Mais encore une fois, relever les ambitions du texte pour répondre aux propositions formulées par la Convention citoyenne ne semble pas à la portée du Gouvernement ni de la majorité sénatoriale de droite.

Concernant la consigne en verre, nous avons proposé des amendements ayant pour objet de territorialiser le dispositif et différencier sa mise en œuvre en fonction des différents gisements de déchets.
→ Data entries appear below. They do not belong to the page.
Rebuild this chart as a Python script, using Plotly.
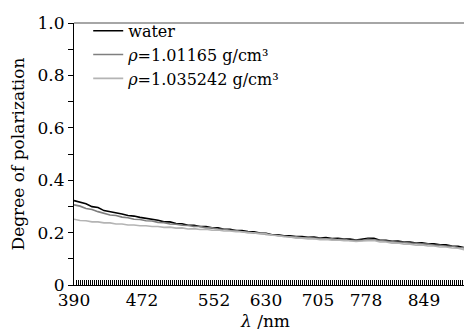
import plotly.graph_objects as go

# channel index of each sample (spectrometer pixel index, one comb tick per channel)
channels = list(range(0, 202, 3)) + [203]

water = [0.322, 0.315, 0.310, 0.299, 0.296, 0.284, 0.280, 0.274, 0.271, 0.265,
         0.263, 0.258, 0.255, 0.250, 0.247, 0.241, 0.241, 0.235, 0.234, 0.228,
         0.228, 0.223, 0.223, 0.218, 0.218, 0.213, 0.213, 0.208, 0.208, 0.204,
         0.203, 0.198, 0.197, 0.192, 0.192, 0.188, 0.188, 0.185, 0.185, 0.182,
         0.183, 0.179, 0.181, 0.177, 0.178, 0.175, 0.175, 0.172, 0.176, 0.178,
         0.178, 0.171, 0.171, 0.167, 0.168, 0.164, 0.164, 0.160, 0.161, 0.157,
         0.157, 0.153, 0.153, 0.149, 0.148, 0.143, 0.142, 0.138, 0.137]

rho1 = [0.306, 0.301, 0.292, 0.288, 0.280, 0.274, 0.267, 0.265, 0.259, 0.257,
        0.251, 0.250, 0.245, 0.244, 0.239, 0.238, 0.233, 0.232, 0.228, 0.227,
        0.223, 0.223, 0.218, 0.218, 0.214, 0.213, 0.209, 0.208, 0.203, 0.202,
        0.198, 0.198, 0.193, 0.192, 0.188, 0.187, 0.183, 0.184, 0.180, 0.181,
        0.178, 0.178, 0.175, 0.176, 0.173, 0.174, 0.170, 0.171, 0.170, 0.174,
        0.172, 0.170, 0.166, 0.166, 0.163, 0.163, 0.159, 0.159, 0.156, 0.156,
        0.152, 0.152, 0.148, 0.148, 0.143, 0.142, 0.137, 0.137, 0.134]

rho2 = [0.251, 0.246, 0.245, 0.241, 0.241, 0.237, 0.237, 0.233, 0.233, 0.229,
        0.229, 0.226, 0.226, 0.223, 0.223, 0.220, 0.221, 0.217, 0.218, 0.214,
        0.215, 0.212, 0.213, 0.209, 0.210, 0.206, 0.206, 0.203, 0.203, 0.199,
        0.199, 0.195, 0.195, 0.190, 0.189, 0.184, 0.183, 0.179, 0.179, 0.176,
        0.177, 0.173, 0.174, 0.171, 0.172, 0.169, 0.169, 0.166, 0.168, 0.169,
        0.170, 0.164, 0.164, 0.160, 0.160, 0.156, 0.156, 0.152, 0.153, 0.149,
        0.149, 0.145, 0.145, 0.141, 0.140, 0.135, 0.134, 0.131, 0.129]

tick_channels = [0, 34, 70, 96, 122, 146, 175]
tick_labels = ["390", "472", "552", "630", "705", "778", "849"]

y_tickvals = [0, 0.2, 0.4, 0.6, 0.8, 1.0]
y_ticktext = ["0", "0.2", "0.4", "0.6", "0.8", "1.0"]

series = [
    ("water", water, "#000000"),
    ("<i>ρ</i>=1.01165 g/cm³", rho1, "#7f7f7f"),
    ("<i>ρ</i>=1.035242 g/cm³", rho2, "#b4b4b4"),
]

FONT = "'DejaVu Serif', 'Liberation Serif', 'Times New Roman', serif"
FS = 17

fig = go.Figure()
for name, vals, color in series:
    fig.add_trace(go.Scatter(x=channels, y=vals, mode="lines", name=name,
                             line=dict(color=color, width=1.6)))

fig.update_layout(
    width=472, height=331,
    margin=dict(l=66, r=0, t=15, b=54),
    paper_bgcolor="white", plot_bgcolor="white",
    font=dict(family=FONT, size=FS, color="black"),
    showlegend=True,
    legend=dict(x=0.035, y=1.035, xanchor="left", yanchor="top",
                bgcolor="rgba(0,0,0,0)", font=dict(family=FONT, size=16),
                itemwidth=30, tracegroupgap=0),
    xaxis=dict(range=[0, 203], tickvals=tick_channels, ticktext=tick_labels,
               ticks="inside", ticklen=5, tickcolor="black",
               minor=dict(dtick=1, tick0=0, ticks="inside", ticklen=5,
                          tickcolor="black", tickwidth=1),
               showline=True, linecolor="black", linewidth=1,
               showgrid=False, zeroline=False, ticklabelstandoff=0,
               tickfont=dict(family=FONT, size=FS)),
    yaxis=dict(range=[0, 1.0], tickvals=y_tickvals, ticktext=y_ticktext,
               ticks="outside", ticklen=5, tickcolor="black",
               minor=dict(dtick=0.1, tick0=0, ticks="outside", ticklen=5,
                          tickcolor="black"),
               showline=True, linecolor="black", linewidth=1,
               showgrid=False, zeroline=False,
               tickfont=dict(family=FONT, size=FS),
               title=dict(text="Degree of polarization",
                          font=dict(family=FONT, size=FS), standoff=8)),
    shapes=[dict(type="line", xref="paper", yref="paper", x0=0, x1=1, y0=1, y1=1,
                 line=dict(color="#888888", width=1.5))],
    annotations=[dict(text="<i>λ</i> /nm", xref="paper", yref="paper",
                      x=0.47, y=-0.138, xanchor="center", yanchor="middle",
                      showarrow=False, font=dict(family=FONT, size=FS))],
)

fig.write_html("out.html")
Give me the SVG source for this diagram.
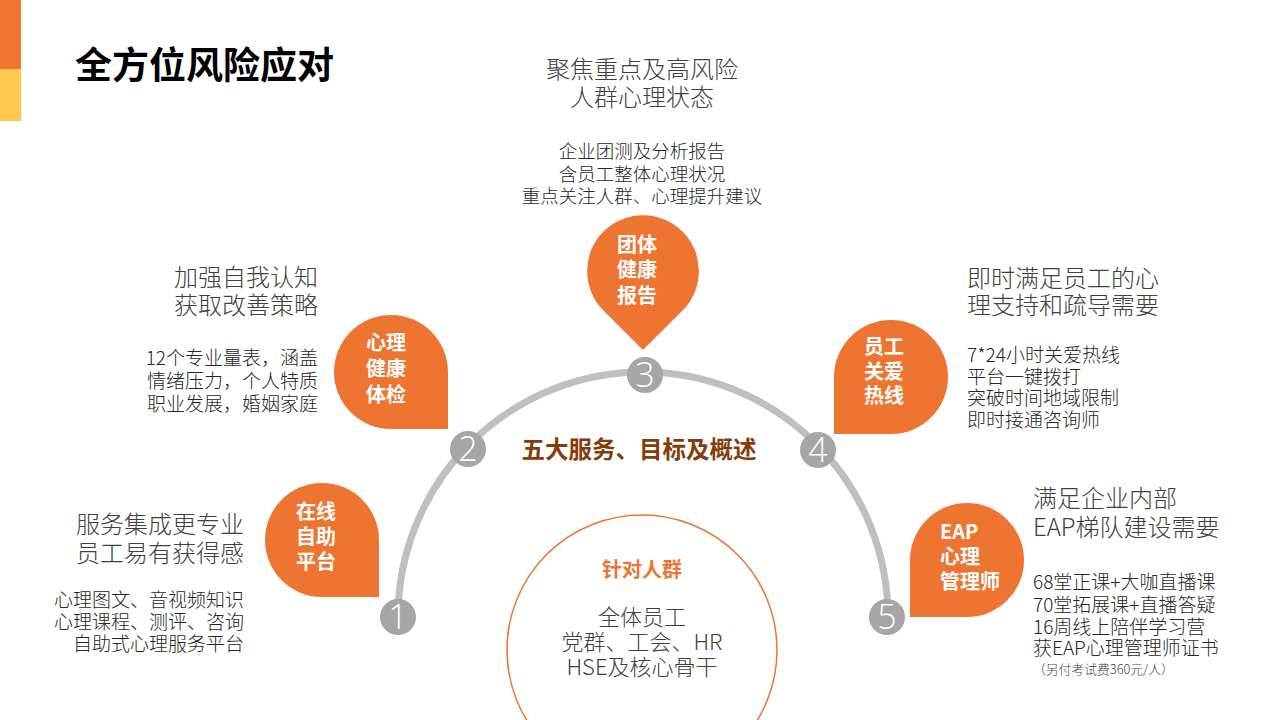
<svg xmlns="http://www.w3.org/2000/svg" xmlns:xlink="http://www.w3.org/1999/xlink" width="1280" height="720" viewBox="0 0 1280 720">
<style>
  text { font-family: "Noto Sans CJK SC", "Noto Sans", sans-serif; }
  .title { font-size: 37px; font-weight: 700; fill: #000; }
  .drop { fill: #ED7431; }
  .dt { font-size: 20px; font-weight: 700; fill: #fff; }
  .h { font-size: 24px; font-weight: 300; fill: #404040; }
  .d { font-size: 19px; font-weight: 300; fill: #262626; }
  .num { fill: #A6A6A6; }
  .nt { font-family: "Open Sans", "Noto Sans", sans-serif; font-size: 34px; font-weight: 300; fill: #fff; text-anchor: middle; }
  .mid { text-anchor: middle; }
  .end { text-anchor: end; }
</style>
<defs>
  <path id="tear" d="M57,57 L0,57 A57,57 0 0 1 -57,0 A57,57 0 0 1 0,-57 A57,57 0 0 1 57,0 Z"/>
</defs>
<rect width="1280" height="720" fill="#fff"/>
<rect x="0" y="0" width="21" height="69" fill="#F07533"/>
<rect x="0" y="69" width="21" height="52" fill="#FFC84E"/>
<text class="title" x="75" y="79">全方位风险应对</text>

<g id="connectors">
  <path d="M398,617 A245,245 0 0 1 888,617" fill="none" stroke="#BFBFBF" stroke-width="7"/>
</g>

<g id="center-title">
  <text x="639" y="458" class="mid" style="font-size:23.5px;font-weight:700;fill:#843C0C">五大服务、目标及概述</text>
</g>

<g id="target-group">
  <circle cx="642" cy="650" r="135" fill="none" stroke="#ED7431" stroke-width="1.5"/>
  <text x="642" y="577" class="mid" style="font-size:20px;font-weight:700;fill:#ED7431">针对人群</text>
  <text x="642" y="625" class="mid" style="font-size:22px;font-weight:300;fill:#404040">全体员工</text>
  <text x="642" y="650" class="mid" style="font-size:22px;font-weight:300;fill:#404040">党群、工会、HR</text>
  <text x="642" y="675" class="mid" style="font-size:22px;font-weight:300;fill:#404040">HSE及核心骨干</text>
</g>

<g id="node1">
  <use xlink:href="#tear" href="#tear" class="drop" transform="translate(322,540)"/>
  <text class="dt mid" x="316" y="519">在线</text>
  <text class="dt mid" x="316" y="544">自助</text>
  <text class="dt mid" x="316" y="569">平台</text>
  <circle class="num" cx="398" cy="617" r="18"/>
  <text class="nt" x="398" y="629">1</text>
  <text class="h end" x="244" y="533">服务集成更专业</text>
  <text class="h end" x="244" y="562">员工易有获得感</text>
  <text class="d end" x="244" y="607">心理图文、音视频知识</text>
  <text class="d end" x="244" y="629">心理课程、测评、咨询</text>
  <text class="d end" x="244" y="651">自助式心理服务平台</text>
</g>

<g id="node2">
  <use xlink:href="#tear" href="#tear" class="drop" transform="translate(391,372)"/>
  <text class="dt mid" x="386" y="350">心理</text>
  <text class="dt mid" x="386" y="376">健康</text>
  <text class="dt mid" x="386" y="402">体检</text>
  <circle class="num" cx="468" cy="449" r="18"/>
  <text class="nt" x="468" y="461">2</text>
  <text class="h end" x="318" y="286">加强自我认知</text>
  <text class="h end" x="318" y="314">获取改善策略</text>
  <text class="d end" x="318" y="365">12个专业量表，涵盖</text>
  <text class="d end" x="318" y="388">情绪压力，个人特质</text>
  <text class="d end" x="318" y="411">职业发展，婚姻家庭</text>
</g>

<g id="node3">
  <use xlink:href="#tear" href="#tear" class="drop" transform="translate(643,271) rotate(45) scale(0.98)"/>
  <text class="dt mid" x="637" y="252">团体</text>
  <text class="dt mid" x="637" y="277">健康</text>
  <text class="dt mid" x="637" y="303">报告</text>
  <circle class="num" cx="645" cy="375" r="18"/>
  <text class="nt" x="645" y="387">3</text>
  <text class="h mid" x="642" y="78">聚焦重点及高风险</text>
  <text class="h mid" x="642" y="106">人群心理状态</text>
  <text class="d mid" x="642" y="158" style="font-size:18.5px">企业团测及分析报告</text>
  <text class="d mid" x="642" y="181" style="font-size:18.5px">含员工整体心理状况</text>
  <text class="d mid" x="642" y="203" style="font-size:18.5px">重点关注人群、心理提升建议</text>
</g>

<g id="node4">
  <use xlink:href="#tear" href="#tear" class="drop" transform="translate(891,377) rotate(90)"/>
  <text class="dt mid" x="884" y="354">员工</text>
  <text class="dt mid" x="884" y="379">关爱</text>
  <text class="dt mid" x="884" y="403">热线</text>
  <circle class="num" cx="818" cy="450" r="18"/>
  <text class="nt" x="818" y="462">4</text>
  <text class="h" x="967" y="287">即时满足员工的心</text>
  <text class="h" x="967" y="314">理支持和疏导需要</text>
  <text class="d" x="967" y="362">7*24小时关爱热线</text>
  <text class="d" x="967" y="384">平台一键拨打</text>
  <text class="d" x="967" y="405">突破时间地域限制</text>
  <text class="d" x="967" y="427">即时接通咨询师</text>
</g>

<g id="node5">
  <use xlink:href="#tear" href="#tear" class="drop" transform="translate(967,560) rotate(90)"/>
  <text class="dt" x="940" y="539">EAP</text>
  <text class="dt" x="940" y="564">心理</text>
  <text class="dt" x="940" y="589">管理师</text>
  <circle class="num" cx="887" cy="617" r="18"/>
  <text class="nt" x="887" y="629">5</text>
  <text class="h" x="1033" y="507">满足企业内部</text>
  <text class="h" x="1033" y="536">EAP梯队建设需要</text>
  <text class="d" x="1033" y="589">68堂正课+大咖直播课</text>
  <text class="d" x="1033" y="612">70堂拓展课+直播答疑</text>
  <text class="d" x="1033" y="634">16周线上陪伴学习营</text>
  <text class="d" x="1033" y="655">获EAP心理管理师证书</text>
  <text x="1033" y="674" style="font-size:12.8px;font-weight:300;fill:#404040">（另付考试费360元/人）</text>
</g>
</svg>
Nous avons également émis le souhait d’inclure dans la loi la généralisation du dispositif à partir de 2025, mais aucun de ces amendements n’a été adopté.

Dernière chance pour faire adopter des propositions avant la fin de l’examen du Titre premier du projet de loi Climat, j’avais proposé un article additionnel après l’article 12 qui interdirait la mise sur le marché de bouteilles d’eau en plastique de moins de 50 centilitres. Une mesure trop ambitieuse pour que le Gouvernement et la majorité sénatoriale puissent l’accepter.

La poursuite de l’examen du texte et les débats qui animeront le Sénat au cours de ces prochains jours seront cruciaux dans la détermination du rythme que va s’imposer la France et des objectifs qu’elle va se fixer. La bataille s’annonce rude pour faire de ce projet de loi un compromis répondant aux attentes des citoyens inquiets de l’engagement trop faible de l’État français dans la lutte contre le dérèglement climatique. Jugées déjà insuffisantes à la sortie de l’Assemblée nationale, les mesures les plus significatives se sont vues supprimées ou largement amoindries par la majorité de droite au Sénat qui a considérablement affaibli le texte.

« Dans quelques années, nous comprendrons combien ce texte a fait bouger les lignes et permis d’accélérer les choses. » déclarait la ministre de la Transition écologique lors de la discussion générale. Mais il semble pourtant qu’à ce rythme, c’est le surplace qui nous attend, au mépris des enjeux de la lutte contre le réchauffement climatique et de l’avenir de nos enfants.